▶ Source material
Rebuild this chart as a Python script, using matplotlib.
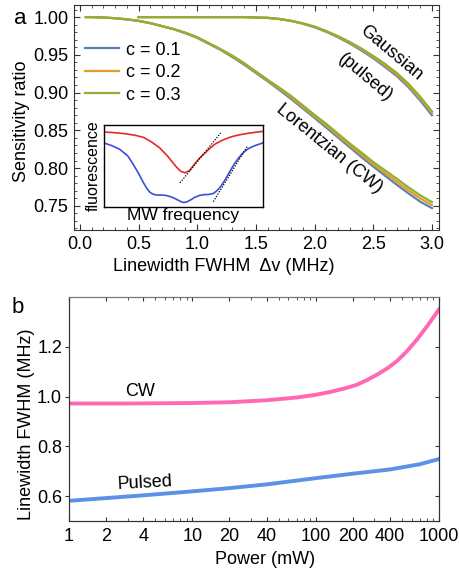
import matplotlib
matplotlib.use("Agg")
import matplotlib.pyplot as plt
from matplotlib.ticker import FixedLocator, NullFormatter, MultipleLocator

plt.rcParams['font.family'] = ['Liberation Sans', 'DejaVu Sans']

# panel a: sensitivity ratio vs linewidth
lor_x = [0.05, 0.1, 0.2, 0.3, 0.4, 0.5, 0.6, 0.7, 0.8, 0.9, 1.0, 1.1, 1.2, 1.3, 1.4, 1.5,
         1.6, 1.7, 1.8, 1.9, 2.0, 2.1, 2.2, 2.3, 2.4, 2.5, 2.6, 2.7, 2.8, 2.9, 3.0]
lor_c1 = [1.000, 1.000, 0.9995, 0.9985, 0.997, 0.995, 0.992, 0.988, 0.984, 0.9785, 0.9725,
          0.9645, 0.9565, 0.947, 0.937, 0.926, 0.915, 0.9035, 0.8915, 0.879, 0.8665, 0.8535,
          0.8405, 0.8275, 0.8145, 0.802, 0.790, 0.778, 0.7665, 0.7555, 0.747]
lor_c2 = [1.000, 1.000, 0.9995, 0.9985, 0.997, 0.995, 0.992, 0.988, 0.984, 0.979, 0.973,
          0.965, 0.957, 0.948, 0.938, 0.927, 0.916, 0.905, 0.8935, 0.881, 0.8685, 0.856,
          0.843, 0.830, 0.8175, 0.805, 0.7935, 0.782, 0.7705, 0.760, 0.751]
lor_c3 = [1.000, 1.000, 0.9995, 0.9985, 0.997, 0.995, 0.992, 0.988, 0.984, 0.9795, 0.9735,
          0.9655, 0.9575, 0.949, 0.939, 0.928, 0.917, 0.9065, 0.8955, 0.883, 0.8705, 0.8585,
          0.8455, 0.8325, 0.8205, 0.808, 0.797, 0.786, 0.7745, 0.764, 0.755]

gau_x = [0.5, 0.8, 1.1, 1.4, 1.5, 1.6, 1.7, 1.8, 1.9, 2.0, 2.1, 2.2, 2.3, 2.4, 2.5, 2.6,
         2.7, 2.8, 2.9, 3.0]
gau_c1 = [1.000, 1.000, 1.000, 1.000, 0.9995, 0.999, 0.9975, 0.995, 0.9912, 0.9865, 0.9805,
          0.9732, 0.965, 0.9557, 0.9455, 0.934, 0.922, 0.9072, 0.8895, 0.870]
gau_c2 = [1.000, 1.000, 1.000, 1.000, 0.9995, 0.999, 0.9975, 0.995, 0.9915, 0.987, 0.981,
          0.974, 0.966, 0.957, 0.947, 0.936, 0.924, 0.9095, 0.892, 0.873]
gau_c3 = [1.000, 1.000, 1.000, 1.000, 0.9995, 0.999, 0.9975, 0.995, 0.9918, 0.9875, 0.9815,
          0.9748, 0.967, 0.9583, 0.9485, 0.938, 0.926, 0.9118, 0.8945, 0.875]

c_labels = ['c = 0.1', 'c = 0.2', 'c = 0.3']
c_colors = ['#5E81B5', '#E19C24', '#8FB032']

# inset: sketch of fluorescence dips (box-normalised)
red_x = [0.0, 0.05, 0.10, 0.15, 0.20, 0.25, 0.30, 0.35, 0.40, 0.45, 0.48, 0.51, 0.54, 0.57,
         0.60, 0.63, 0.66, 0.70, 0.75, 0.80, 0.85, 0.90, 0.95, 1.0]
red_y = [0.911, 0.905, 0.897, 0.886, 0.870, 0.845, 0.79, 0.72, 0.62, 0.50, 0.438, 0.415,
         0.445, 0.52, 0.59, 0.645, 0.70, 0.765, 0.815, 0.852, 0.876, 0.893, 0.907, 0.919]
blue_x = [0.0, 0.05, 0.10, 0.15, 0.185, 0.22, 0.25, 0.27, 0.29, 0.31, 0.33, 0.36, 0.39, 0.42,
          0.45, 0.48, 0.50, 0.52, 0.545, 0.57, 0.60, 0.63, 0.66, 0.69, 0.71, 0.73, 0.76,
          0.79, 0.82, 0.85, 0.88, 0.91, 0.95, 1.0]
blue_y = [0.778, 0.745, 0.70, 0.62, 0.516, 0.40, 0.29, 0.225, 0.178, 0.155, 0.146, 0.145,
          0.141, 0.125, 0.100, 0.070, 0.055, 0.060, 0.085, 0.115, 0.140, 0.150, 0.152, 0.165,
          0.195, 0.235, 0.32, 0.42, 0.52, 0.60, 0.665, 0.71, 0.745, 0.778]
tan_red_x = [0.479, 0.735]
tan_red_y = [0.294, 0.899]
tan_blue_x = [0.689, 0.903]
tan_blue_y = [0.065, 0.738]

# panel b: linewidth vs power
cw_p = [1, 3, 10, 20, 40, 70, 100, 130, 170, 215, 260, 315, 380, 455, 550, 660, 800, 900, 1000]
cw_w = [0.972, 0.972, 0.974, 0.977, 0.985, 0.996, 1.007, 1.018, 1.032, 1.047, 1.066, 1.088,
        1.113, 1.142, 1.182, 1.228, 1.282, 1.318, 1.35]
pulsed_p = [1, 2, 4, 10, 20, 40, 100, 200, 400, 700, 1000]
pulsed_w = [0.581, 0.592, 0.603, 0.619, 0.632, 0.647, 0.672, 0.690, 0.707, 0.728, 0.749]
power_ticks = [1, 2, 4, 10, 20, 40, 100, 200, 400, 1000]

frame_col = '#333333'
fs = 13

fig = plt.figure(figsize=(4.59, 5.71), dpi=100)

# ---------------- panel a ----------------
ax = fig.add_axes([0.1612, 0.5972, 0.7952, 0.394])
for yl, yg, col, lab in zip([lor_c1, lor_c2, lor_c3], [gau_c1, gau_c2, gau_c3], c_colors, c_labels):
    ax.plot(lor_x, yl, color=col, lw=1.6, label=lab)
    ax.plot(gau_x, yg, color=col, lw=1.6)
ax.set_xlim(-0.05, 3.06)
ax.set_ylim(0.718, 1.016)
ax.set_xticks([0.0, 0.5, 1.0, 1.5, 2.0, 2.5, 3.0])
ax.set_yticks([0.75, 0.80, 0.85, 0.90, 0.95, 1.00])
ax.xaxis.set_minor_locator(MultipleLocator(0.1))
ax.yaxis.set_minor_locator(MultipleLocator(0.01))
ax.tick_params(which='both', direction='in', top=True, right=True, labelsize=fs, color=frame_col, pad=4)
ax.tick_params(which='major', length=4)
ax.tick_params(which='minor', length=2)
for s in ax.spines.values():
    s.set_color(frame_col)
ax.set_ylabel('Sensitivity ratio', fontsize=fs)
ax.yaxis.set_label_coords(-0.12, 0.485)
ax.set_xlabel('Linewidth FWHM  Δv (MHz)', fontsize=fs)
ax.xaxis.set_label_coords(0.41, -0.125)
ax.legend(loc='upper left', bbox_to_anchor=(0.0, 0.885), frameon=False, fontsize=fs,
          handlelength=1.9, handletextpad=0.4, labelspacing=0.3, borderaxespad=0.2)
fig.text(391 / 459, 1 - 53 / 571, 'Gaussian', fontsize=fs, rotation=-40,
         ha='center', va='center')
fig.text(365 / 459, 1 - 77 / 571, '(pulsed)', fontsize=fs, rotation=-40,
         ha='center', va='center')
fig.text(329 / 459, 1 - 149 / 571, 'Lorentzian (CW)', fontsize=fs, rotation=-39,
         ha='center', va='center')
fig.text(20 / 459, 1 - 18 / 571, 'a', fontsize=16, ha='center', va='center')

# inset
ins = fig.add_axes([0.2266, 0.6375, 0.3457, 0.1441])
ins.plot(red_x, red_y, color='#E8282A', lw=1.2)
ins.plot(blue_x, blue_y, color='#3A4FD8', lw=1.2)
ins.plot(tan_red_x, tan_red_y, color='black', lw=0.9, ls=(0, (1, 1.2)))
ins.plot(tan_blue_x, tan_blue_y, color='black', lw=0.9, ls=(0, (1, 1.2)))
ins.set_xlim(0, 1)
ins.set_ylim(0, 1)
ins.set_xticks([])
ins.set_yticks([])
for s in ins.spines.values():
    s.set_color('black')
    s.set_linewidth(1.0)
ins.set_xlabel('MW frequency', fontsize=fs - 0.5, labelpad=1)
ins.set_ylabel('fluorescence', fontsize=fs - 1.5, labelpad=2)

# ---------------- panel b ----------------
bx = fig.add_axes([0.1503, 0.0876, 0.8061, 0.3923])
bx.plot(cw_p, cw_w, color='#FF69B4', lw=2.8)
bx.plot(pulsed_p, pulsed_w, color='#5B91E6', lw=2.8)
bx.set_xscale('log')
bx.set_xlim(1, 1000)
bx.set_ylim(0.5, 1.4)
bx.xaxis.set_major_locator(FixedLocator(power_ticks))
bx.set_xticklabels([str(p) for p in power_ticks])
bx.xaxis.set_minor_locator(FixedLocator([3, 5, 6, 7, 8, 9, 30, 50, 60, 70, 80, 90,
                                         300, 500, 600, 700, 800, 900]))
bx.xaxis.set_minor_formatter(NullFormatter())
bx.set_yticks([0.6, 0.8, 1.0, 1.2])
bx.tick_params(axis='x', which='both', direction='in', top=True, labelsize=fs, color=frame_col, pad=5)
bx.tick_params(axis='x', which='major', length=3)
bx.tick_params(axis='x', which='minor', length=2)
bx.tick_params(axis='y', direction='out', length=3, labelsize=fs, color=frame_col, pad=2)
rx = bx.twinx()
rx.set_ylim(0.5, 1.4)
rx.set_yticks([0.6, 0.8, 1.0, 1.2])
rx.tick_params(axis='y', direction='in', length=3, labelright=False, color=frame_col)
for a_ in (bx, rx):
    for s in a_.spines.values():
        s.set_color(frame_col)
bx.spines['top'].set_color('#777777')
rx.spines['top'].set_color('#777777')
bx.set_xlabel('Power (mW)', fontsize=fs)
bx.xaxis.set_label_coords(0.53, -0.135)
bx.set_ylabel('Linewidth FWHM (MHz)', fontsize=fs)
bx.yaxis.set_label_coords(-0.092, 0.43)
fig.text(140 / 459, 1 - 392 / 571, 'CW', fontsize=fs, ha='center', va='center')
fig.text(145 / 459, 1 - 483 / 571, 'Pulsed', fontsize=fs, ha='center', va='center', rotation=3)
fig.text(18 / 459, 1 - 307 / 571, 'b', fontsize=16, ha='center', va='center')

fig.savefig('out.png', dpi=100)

▶ Requirements
Skip the pictures, please, and transcribe only the lines from the beginning of the material through the one that contains "plt.rcParams['font.family'] = ['Liberation".

▶ Full response
Rebuild this chart as a Python script, using matplotlib.
import matplotlib
matplotlib.use("Agg")
import matplotlib.pyplot as plt
from matplotlib.ticker import FixedLocator, NullFormatter, MultipleLocator

plt.rcParams['font.family'] = ['Liberation Sans', 'DejaVu Sans']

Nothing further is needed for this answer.